- **Problem details**: Retype every line from the start of the data down to and including the line with "const yTicks=[0.2,0.4,0.6,0.8];". Skip the pictures.

- **Source data**:
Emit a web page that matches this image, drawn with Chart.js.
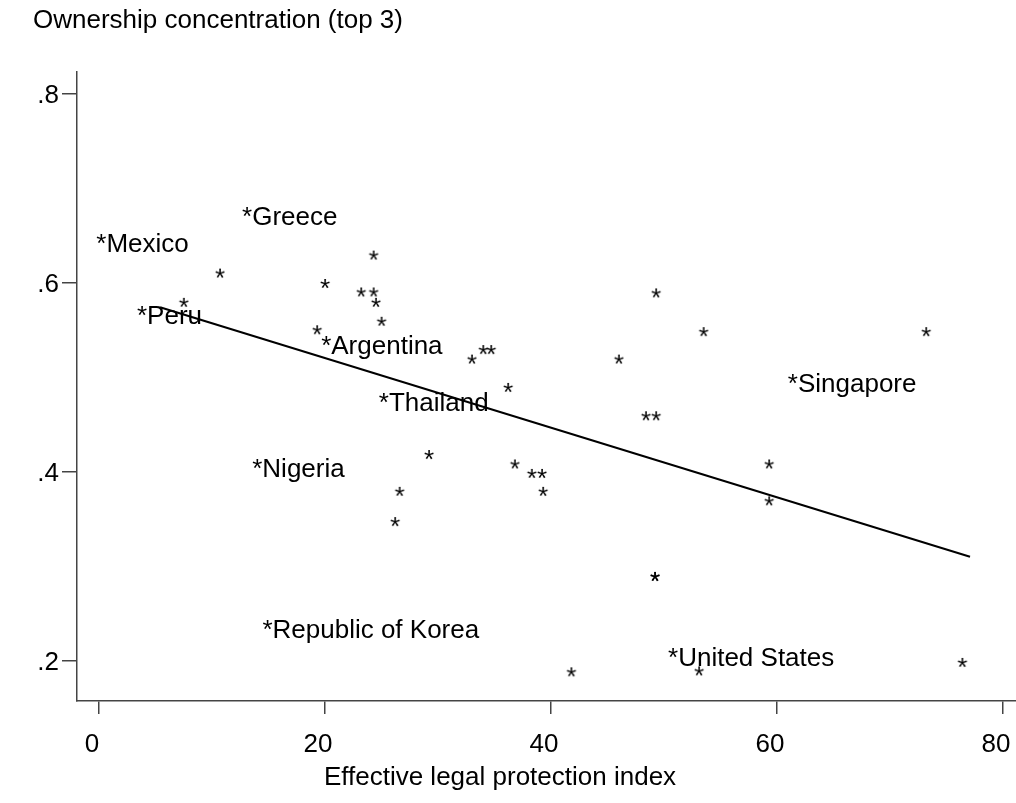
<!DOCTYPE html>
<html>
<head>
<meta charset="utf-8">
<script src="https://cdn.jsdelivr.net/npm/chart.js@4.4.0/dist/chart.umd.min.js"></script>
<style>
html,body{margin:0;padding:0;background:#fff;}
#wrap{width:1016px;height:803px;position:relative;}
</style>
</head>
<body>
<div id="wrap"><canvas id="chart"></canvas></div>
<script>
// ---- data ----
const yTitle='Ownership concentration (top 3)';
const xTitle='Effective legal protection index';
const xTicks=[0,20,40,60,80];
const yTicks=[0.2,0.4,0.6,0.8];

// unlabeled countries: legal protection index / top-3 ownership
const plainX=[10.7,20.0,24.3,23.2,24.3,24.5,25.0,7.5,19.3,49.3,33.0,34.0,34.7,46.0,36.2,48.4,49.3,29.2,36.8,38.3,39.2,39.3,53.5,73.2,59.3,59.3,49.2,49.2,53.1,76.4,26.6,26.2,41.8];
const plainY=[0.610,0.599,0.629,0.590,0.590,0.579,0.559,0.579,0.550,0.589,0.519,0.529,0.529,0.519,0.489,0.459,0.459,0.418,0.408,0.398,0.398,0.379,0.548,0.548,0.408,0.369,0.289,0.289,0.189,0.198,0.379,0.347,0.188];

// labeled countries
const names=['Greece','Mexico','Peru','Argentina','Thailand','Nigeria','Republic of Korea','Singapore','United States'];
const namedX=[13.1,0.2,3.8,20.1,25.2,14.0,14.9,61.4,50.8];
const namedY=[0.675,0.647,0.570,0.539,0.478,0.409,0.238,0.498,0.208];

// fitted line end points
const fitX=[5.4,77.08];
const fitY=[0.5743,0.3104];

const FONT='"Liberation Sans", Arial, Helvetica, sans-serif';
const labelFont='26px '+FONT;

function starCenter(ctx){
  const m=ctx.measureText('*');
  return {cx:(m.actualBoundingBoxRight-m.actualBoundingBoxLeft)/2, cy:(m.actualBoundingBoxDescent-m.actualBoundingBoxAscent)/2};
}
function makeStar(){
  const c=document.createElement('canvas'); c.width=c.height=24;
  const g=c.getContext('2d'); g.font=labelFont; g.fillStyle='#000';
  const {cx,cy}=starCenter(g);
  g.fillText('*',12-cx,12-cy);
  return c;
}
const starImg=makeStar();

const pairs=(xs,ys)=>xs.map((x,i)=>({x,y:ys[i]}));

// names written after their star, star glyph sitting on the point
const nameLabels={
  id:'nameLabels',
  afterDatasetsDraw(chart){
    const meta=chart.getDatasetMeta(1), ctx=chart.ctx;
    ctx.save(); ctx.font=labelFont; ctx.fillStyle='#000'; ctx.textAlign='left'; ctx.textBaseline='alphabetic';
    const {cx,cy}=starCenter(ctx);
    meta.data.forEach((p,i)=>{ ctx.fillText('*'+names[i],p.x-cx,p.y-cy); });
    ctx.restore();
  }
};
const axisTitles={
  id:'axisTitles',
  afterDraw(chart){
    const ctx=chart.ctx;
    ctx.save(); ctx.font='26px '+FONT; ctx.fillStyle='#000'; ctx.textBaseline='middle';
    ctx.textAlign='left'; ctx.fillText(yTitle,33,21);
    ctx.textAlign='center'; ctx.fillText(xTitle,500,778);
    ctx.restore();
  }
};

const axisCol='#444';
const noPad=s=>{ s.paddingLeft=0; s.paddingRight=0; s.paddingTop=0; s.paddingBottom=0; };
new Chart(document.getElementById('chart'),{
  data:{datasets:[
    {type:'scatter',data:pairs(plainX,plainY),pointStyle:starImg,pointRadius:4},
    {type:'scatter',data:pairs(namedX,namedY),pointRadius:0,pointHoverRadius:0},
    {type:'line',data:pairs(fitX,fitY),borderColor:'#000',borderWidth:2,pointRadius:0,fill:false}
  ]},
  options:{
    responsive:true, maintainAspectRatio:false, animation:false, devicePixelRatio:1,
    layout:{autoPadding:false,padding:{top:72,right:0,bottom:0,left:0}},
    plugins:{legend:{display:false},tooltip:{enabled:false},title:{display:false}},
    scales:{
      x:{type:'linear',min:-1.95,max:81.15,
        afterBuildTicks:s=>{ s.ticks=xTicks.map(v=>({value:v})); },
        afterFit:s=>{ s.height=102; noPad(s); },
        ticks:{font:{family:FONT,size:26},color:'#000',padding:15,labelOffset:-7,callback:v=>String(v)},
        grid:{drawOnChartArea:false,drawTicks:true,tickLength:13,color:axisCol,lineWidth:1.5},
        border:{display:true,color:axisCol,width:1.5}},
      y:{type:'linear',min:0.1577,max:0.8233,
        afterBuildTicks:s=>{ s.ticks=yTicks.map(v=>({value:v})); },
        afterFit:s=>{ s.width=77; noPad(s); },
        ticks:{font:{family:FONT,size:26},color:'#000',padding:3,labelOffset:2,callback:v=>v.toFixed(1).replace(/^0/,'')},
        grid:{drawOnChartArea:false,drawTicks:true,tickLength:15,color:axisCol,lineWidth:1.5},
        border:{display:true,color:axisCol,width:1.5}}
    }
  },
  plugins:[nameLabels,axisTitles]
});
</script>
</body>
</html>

- **Solution for this exercise**:
Emit a web page that matches this image, drawn with Chart.js.
<!DOCTYPE html>
<html>
<head>
<meta charset="utf-8">
<script src="https://cdn.jsdelivr.net/npm/chart.js@4.4.0/dist/chart.umd.min.js"></script>
<style>
html,body{margin:0;padding:0;background:#fff;}
#wrap{width:1016px;height:803px;position:relative;}
</style>
</head>
<body>
<div id="wrap"><canvas id="chart"></canvas></div>
<script>
// ---- data ----
const yTitle='Ownership concentration (top 3)';
const xTitle='Effective legal protection index';
const xTicks=[0,20,40,60,80];
const yTicks=[0.2,0.4,0.6,0.8];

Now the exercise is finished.